The episode was written by David Fury and directed by Greg Yaitanes. According to series co-creator Damon Lindelof, discussion of both "Solitary" and the following episode, "Raised by Another", began in September 2004, when Lost debuted on television. The production team had fallen behind schedule, so Fury worked on "Solitary" while others went to a separate room to discuss "Raised by Another", with writer Carlton Cuse "bouncing between the two universes". Although production codes generally go in ascending order, "Solitary" had production code 107, while "Raised by Another" had production code 106. This was because, despite the broadcast dates, "Raised by Another" was written before "Solitary". The episodes were edited so that Sayid would return at the end of "Raised by Another". "Solitary" and "Raised by Another" were the first to orient the series in a "weird and mythological" direction, according to Lindelof. In "Solitary", the series solved its first mystery by revealing the origin of the French voice heard earlier. This reveal occurred despite the network encouraging the producers to wait until the finale to show Rousseau.

The episode was the first to feature flashbacks with Sayid, an Arab character. The producers knew they had to tread carefully with the character due to possible prejudices against Arabs. The actor, Naveen Andrews, said, "we were all pretty nervous, in the sense that we all felt we owed a real obligation, not just to Iraqis but the entire Arab world about how this character would be played." In an early draft of "Solitary", Rousseau told Sayid that she and her research team were studying time. When ABC saw this draft, they asked the producers to remove this line, explaining that they did not want the show to venture into science fiction during the first season. The character of Sullivan, to whose medical woes Jack tended, was created to make the rest of the survivors think that Rousseau's team was killed by an illness. The idea for Hurley's golf course came from script coordinator Brent Fletcher; it was based on a miniature golf course he created in the offices for the television show Angel.

==Reception==
"Solitary" first aired in the United States on November 17, 2004. An estimated 17.64 million American viewers watched the episode on ABC, a decrease from 18.44 million viewers in the previous episode, "Confidence Man". In a review of the episode, Chris Carabott of IGN commented that Rousseau appeared to be more emotionally fragile than in later seasons, and was like a "loose cannon". Carabott found that as the series progressed and the mystery around the character was lessened, Rousseau was unable to deliver the same impact she made in her first appearance. Myles McNutt of The A.V. Club commended Mira Furlan's performance, writing, "[Rousseau is] an unreliable historian of the island in the best way. Rousseau has been on this island for over sixteen years, and it shows in her ramshackle bunker, her unkempt appearance, and the fact she tortures Sayid for information before even asking him a cursory question about his identity."

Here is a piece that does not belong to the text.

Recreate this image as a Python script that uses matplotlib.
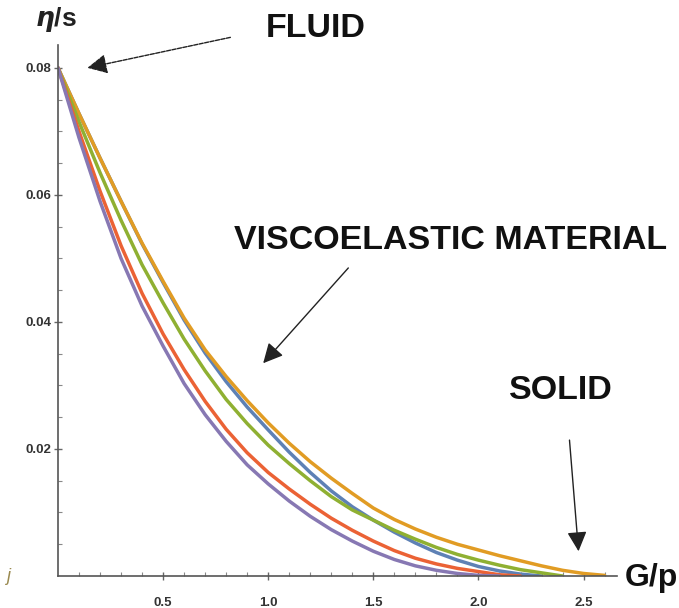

In a ranking of every episode of Lost (excluding the finale) for the Los Angeles Times, Emily VanDerWerff ranked "Solitary" as the show's 45th best episode, and called it underrated. In a similar list, IGN staff ranked the episode as Lost's 51st best, and observed that "despite [Sayid's] dark past, it was hard not to love the character even more after this episode." MTV ranked the episode the 32nd best of the series. Writing for Zap2it in 2008, Ryan McGee said he particularly enjoyed the episode and deemed it one of his top ten favorite episodes that had aired up to that point. McGee explained that "Solitary" contains "a lot of enclosed encounters between two people, set against a gorgeously shot B story that warms the heart."